## EXERCISE INPUT
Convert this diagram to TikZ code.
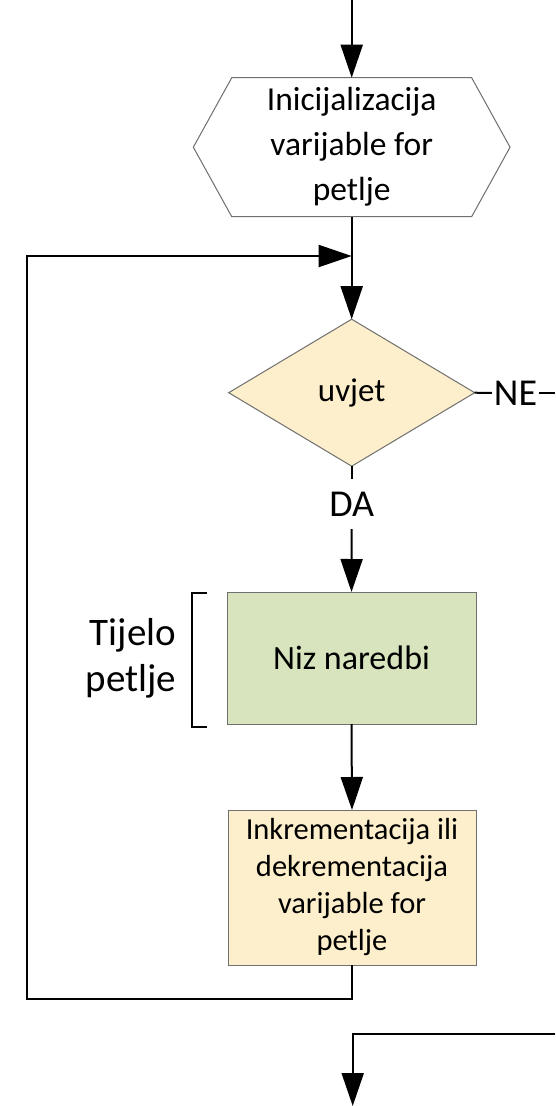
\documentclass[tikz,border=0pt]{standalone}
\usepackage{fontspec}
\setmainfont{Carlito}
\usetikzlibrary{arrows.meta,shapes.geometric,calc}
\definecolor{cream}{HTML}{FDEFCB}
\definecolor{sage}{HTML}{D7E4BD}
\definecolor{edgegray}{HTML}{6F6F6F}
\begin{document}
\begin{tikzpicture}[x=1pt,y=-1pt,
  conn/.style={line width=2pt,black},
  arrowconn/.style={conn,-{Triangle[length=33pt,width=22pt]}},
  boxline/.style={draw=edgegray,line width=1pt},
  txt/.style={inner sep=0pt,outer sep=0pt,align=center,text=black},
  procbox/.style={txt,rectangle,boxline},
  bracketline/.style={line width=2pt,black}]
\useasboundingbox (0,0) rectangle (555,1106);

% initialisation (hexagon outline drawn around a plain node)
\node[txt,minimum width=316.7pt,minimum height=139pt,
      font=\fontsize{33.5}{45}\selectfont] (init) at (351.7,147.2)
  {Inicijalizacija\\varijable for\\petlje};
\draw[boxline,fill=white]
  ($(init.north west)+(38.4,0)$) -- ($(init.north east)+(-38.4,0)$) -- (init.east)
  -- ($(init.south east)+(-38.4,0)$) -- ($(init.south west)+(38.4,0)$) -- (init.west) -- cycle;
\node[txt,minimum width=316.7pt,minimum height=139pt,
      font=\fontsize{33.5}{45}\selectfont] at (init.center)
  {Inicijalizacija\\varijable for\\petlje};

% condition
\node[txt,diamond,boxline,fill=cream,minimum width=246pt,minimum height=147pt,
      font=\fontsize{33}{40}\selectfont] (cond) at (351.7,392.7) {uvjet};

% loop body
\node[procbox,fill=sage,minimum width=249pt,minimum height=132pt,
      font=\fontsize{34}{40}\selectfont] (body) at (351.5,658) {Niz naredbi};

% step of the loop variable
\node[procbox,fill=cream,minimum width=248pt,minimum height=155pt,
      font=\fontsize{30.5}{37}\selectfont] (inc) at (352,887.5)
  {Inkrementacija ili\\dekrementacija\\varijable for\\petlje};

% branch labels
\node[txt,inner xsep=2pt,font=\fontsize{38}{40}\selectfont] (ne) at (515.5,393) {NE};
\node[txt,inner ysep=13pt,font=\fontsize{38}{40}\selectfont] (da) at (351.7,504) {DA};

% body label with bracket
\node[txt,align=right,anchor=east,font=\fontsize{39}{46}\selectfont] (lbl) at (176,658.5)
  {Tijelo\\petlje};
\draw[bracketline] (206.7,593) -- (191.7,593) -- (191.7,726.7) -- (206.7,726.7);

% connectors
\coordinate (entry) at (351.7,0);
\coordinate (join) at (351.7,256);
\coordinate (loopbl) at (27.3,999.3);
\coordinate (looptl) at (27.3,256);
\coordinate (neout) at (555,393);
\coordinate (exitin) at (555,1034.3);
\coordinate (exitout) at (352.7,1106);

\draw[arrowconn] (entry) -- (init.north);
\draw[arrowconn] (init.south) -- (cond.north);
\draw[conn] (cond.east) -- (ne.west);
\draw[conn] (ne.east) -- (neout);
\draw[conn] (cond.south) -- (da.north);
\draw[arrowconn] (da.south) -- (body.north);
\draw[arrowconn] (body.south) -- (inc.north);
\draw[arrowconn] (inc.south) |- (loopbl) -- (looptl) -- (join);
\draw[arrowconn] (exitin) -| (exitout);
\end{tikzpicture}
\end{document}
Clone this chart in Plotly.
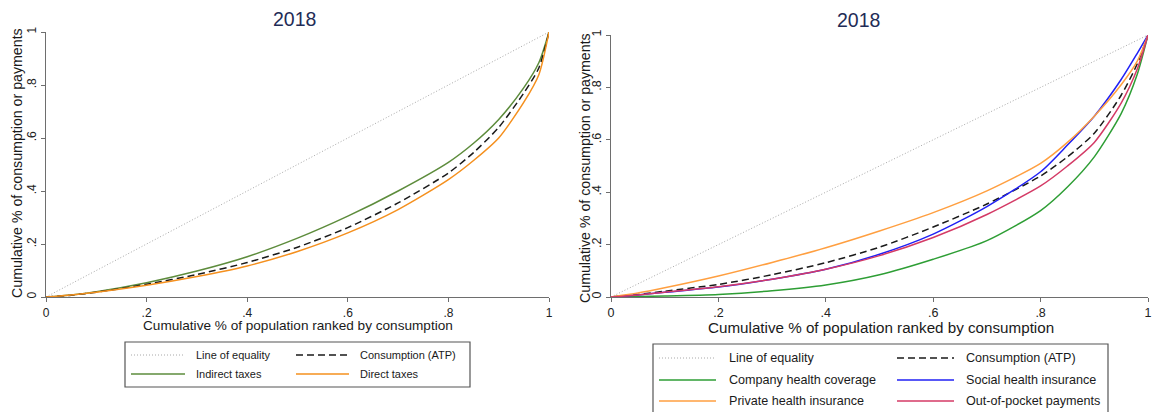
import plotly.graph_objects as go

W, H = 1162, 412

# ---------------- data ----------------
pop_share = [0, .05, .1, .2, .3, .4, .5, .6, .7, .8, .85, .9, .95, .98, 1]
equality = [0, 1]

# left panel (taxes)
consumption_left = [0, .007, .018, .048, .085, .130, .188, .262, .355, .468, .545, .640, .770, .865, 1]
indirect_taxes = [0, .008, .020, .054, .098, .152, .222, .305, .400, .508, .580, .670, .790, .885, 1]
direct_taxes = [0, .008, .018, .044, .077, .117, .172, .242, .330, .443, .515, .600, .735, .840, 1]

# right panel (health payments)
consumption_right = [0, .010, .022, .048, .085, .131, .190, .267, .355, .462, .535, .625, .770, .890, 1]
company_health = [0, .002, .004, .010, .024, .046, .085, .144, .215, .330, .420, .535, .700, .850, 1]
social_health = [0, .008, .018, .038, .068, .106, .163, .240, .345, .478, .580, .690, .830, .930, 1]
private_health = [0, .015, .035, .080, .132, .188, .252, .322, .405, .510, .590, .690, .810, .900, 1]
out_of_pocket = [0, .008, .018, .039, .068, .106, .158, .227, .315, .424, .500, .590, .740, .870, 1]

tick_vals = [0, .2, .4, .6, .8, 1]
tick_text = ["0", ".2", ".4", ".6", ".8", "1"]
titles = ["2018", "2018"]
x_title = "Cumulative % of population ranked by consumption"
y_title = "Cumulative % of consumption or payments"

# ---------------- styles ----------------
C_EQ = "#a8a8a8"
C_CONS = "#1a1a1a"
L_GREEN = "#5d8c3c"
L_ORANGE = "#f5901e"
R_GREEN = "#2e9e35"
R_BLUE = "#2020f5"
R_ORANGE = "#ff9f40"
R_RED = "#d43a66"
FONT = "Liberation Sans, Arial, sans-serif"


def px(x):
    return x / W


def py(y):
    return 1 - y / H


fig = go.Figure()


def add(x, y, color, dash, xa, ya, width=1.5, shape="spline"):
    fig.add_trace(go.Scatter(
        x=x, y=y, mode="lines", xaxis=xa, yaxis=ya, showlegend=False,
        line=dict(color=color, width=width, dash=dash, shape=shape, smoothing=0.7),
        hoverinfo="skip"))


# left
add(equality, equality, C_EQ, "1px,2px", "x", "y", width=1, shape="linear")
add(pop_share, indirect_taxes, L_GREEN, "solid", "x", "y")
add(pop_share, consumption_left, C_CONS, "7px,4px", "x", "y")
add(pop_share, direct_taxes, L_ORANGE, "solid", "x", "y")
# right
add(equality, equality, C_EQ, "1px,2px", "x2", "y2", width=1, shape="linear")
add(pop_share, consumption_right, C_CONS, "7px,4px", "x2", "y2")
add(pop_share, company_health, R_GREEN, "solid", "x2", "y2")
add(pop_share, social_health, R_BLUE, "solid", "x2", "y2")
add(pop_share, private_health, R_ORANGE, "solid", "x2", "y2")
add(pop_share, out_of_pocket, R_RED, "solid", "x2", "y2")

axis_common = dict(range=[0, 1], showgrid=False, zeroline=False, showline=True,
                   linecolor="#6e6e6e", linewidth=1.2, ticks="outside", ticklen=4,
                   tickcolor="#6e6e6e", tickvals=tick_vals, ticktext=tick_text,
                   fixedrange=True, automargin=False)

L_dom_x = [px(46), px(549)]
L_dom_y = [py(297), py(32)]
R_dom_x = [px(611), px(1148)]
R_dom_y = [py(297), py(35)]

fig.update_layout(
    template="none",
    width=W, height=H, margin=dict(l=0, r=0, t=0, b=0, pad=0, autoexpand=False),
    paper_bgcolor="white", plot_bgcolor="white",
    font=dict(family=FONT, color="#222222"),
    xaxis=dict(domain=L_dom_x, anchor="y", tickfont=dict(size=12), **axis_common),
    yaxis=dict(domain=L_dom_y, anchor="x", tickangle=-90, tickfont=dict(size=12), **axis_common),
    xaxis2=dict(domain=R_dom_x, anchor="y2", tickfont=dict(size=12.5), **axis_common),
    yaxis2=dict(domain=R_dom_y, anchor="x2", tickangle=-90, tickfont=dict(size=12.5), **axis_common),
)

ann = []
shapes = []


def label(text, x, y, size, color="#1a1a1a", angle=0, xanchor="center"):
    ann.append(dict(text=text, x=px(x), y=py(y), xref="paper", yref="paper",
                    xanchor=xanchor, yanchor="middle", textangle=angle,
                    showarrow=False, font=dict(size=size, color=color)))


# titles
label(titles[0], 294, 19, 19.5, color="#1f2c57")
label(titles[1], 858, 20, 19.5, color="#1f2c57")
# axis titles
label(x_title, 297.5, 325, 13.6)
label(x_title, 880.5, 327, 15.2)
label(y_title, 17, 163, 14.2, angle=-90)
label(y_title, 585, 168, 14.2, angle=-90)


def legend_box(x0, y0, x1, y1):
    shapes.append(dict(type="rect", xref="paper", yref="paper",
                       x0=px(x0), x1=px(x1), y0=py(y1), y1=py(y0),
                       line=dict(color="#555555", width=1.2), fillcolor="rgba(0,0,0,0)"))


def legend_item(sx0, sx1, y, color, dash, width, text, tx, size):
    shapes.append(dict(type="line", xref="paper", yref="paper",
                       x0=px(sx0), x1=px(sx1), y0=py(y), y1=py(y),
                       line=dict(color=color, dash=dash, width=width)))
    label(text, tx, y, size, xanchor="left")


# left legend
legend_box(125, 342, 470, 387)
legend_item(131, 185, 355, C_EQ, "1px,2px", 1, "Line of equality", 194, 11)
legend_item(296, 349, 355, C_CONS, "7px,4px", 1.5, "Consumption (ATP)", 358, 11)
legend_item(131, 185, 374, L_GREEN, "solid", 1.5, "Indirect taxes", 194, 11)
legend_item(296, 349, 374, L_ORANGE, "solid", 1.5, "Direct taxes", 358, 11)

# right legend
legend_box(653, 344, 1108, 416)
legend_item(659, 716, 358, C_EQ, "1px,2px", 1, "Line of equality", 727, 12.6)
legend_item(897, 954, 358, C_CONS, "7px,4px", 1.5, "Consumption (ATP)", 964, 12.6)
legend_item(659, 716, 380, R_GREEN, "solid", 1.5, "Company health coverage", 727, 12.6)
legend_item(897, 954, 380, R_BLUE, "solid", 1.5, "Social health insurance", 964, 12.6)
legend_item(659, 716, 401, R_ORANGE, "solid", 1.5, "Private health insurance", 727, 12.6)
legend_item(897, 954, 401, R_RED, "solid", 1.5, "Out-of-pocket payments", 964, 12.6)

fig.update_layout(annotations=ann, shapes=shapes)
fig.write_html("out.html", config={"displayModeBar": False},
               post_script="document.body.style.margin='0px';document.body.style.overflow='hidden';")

## WORK TO COMPLETE
Repeat exactly and only the lines from the start of the data above through the line that holds "(0,0) rectangle (555,1106);", inclusive. Pictures do not belong in the copy.

## TASK ANSWER
Convert this diagram to TikZ code.
\documentclass[tikz,border=0pt]{standalone}
\usepackage{fontspec}
\setmainfont{Carlito}
\usetikzlibrary{arrows.meta,shapes.geometric,calc}
\definecolor{cream}{HTML}{FDEFCB}
\definecolor{sage}{HTML}{D7E4BD}
\definecolor{edgegray}{HTML}{6F6F6F}
\begin{document}
\begin{tikzpicture}[x=1pt,y=-1pt,
  conn/.style={line width=2pt,black},
  arrowconn/.style={conn,-{Triangle[length=33pt,width=22pt]}},
  boxline/.style={draw=edgegray,line width=1pt},
  txt/.style={inner sep=0pt,outer sep=0pt,align=center,text=black},
  procbox/.style={txt,rectangle,boxline},
  bracketline/.style={line width=2pt,black}]
\useasboundingbox (0,0) rectangle (555,1106);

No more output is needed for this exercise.